*Challenge*. Exactly as written, write out the lines below from the first to the one containing "py = lambda v: 1 - (v - OFF) / H", inclusive. Pictures do not belong in the copy.

*Raw data*.
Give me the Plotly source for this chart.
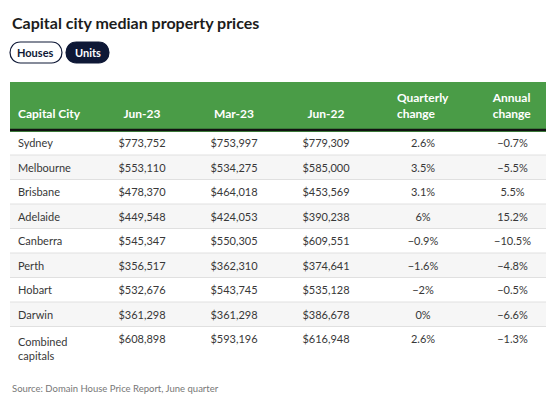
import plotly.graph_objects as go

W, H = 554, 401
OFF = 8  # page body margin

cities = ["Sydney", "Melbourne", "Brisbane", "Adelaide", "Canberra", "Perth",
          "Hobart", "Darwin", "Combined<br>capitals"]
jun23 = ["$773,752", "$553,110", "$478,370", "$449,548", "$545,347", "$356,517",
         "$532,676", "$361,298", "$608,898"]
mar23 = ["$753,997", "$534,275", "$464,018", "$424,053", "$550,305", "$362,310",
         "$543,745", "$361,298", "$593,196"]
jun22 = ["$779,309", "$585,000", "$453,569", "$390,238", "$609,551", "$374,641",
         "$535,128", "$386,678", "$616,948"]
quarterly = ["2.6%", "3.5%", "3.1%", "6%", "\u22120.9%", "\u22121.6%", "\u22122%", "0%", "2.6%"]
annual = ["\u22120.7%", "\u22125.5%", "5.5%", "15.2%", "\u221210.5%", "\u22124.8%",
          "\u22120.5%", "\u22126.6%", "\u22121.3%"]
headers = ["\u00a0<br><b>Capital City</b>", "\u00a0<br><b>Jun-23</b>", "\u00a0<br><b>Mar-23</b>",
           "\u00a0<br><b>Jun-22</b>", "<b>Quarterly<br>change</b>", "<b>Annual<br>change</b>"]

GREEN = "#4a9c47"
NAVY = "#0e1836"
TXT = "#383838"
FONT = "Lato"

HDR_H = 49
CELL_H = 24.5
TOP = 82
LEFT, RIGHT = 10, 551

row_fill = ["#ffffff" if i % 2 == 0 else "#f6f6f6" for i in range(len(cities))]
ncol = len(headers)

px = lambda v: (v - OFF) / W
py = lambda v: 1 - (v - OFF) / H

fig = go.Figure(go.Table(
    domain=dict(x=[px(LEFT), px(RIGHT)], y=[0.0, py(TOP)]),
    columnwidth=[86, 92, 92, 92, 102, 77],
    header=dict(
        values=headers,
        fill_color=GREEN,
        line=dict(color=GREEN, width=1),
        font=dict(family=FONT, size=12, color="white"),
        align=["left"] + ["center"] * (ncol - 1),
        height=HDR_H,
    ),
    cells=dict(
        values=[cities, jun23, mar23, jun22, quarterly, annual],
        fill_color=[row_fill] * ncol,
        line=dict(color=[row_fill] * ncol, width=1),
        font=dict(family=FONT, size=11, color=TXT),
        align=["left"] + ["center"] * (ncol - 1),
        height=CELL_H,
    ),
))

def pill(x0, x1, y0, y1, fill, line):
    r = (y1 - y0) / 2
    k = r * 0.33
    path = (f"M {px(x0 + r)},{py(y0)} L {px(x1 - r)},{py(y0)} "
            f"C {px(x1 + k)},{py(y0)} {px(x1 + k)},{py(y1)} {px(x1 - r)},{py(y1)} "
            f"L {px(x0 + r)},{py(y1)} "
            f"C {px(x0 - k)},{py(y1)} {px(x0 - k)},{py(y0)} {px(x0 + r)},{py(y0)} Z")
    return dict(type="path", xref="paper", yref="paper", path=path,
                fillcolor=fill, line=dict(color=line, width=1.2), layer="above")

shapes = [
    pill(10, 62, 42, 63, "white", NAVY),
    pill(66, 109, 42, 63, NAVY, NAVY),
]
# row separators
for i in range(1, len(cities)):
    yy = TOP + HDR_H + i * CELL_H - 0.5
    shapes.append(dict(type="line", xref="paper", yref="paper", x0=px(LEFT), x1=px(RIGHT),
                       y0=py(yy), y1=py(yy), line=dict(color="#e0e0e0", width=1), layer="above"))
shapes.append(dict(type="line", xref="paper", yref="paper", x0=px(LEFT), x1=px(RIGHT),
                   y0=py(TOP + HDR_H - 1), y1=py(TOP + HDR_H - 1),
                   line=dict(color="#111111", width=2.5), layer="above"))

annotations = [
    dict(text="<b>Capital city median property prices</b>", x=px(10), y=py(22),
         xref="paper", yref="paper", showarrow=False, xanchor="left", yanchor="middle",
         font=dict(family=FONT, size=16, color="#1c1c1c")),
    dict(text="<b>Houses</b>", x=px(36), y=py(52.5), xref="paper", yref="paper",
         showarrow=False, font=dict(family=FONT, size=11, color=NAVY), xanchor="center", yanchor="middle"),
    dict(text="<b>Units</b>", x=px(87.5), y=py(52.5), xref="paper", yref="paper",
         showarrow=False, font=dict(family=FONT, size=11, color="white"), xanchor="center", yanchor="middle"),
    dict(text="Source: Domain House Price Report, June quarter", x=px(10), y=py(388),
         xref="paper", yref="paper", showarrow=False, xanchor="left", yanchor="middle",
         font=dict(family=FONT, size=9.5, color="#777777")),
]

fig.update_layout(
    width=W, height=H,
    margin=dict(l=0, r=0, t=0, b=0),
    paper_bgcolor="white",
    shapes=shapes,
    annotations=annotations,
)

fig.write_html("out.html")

*Written response*.
Give me the Plotly source for this chart.
import plotly.graph_objects as go

W, H = 554, 401
OFF = 8  # page body margin

cities = ["Sydney", "Melbourne", "Brisbane", "Adelaide", "Canberra", "Perth",
          "Hobart", "Darwin", "Combined<br>capitals"]
jun23 = ["$773,752", "$553,110", "$478,370", "$449,548", "$545,347", "$356,517",
         "$532,676", "$361,298", "$608,898"]
mar23 = ["$753,997", "$534,275", "$464,018", "$424,053", "$550,305", "$362,310",
         "$543,745", "$361,298", "$593,196"]
jun22 = ["$779,309", "$585,000", "$453,569", "$390,238", "$609,551", "$374,641",
         "$535,128", "$386,678", "$616,948"]
quarterly = ["2.6%", "3.5%", "3.1%", "6%", "\u22120.9%", "\u22121.6%", "\u22122%", "0%", "2.6%"]
annual = ["\u22120.7%", "\u22125.5%", "5.5%", "15.2%", "\u221210.5%", "\u22124.8%",
          "\u22120.5%", "\u22126.6%", "\u22121.3%"]
headers = ["\u00a0<br><b>Capital City</b>", "\u00a0<br><b>Jun-23</b>", "\u00a0<br><b>Mar-23</b>",
           "\u00a0<br><b>Jun-22</b>", "<b>Quarterly<br>change</b>", "<b>Annual<br>change</b>"]

GREEN = "#4a9c47"
NAVY = "#0e1836"
TXT = "#383838"
FONT = "Lato"

HDR_H = 49
CELL_H = 24.5
TOP = 82
LEFT, RIGHT = 10, 551

row_fill = ["#ffffff" if i % 2 == 0 else "#f6f6f6" for i in range(len(cities))]
ncol = len(headers)

px = lambda v: (v - OFF) / W
py = lambda v: 1 - (v - OFF) / H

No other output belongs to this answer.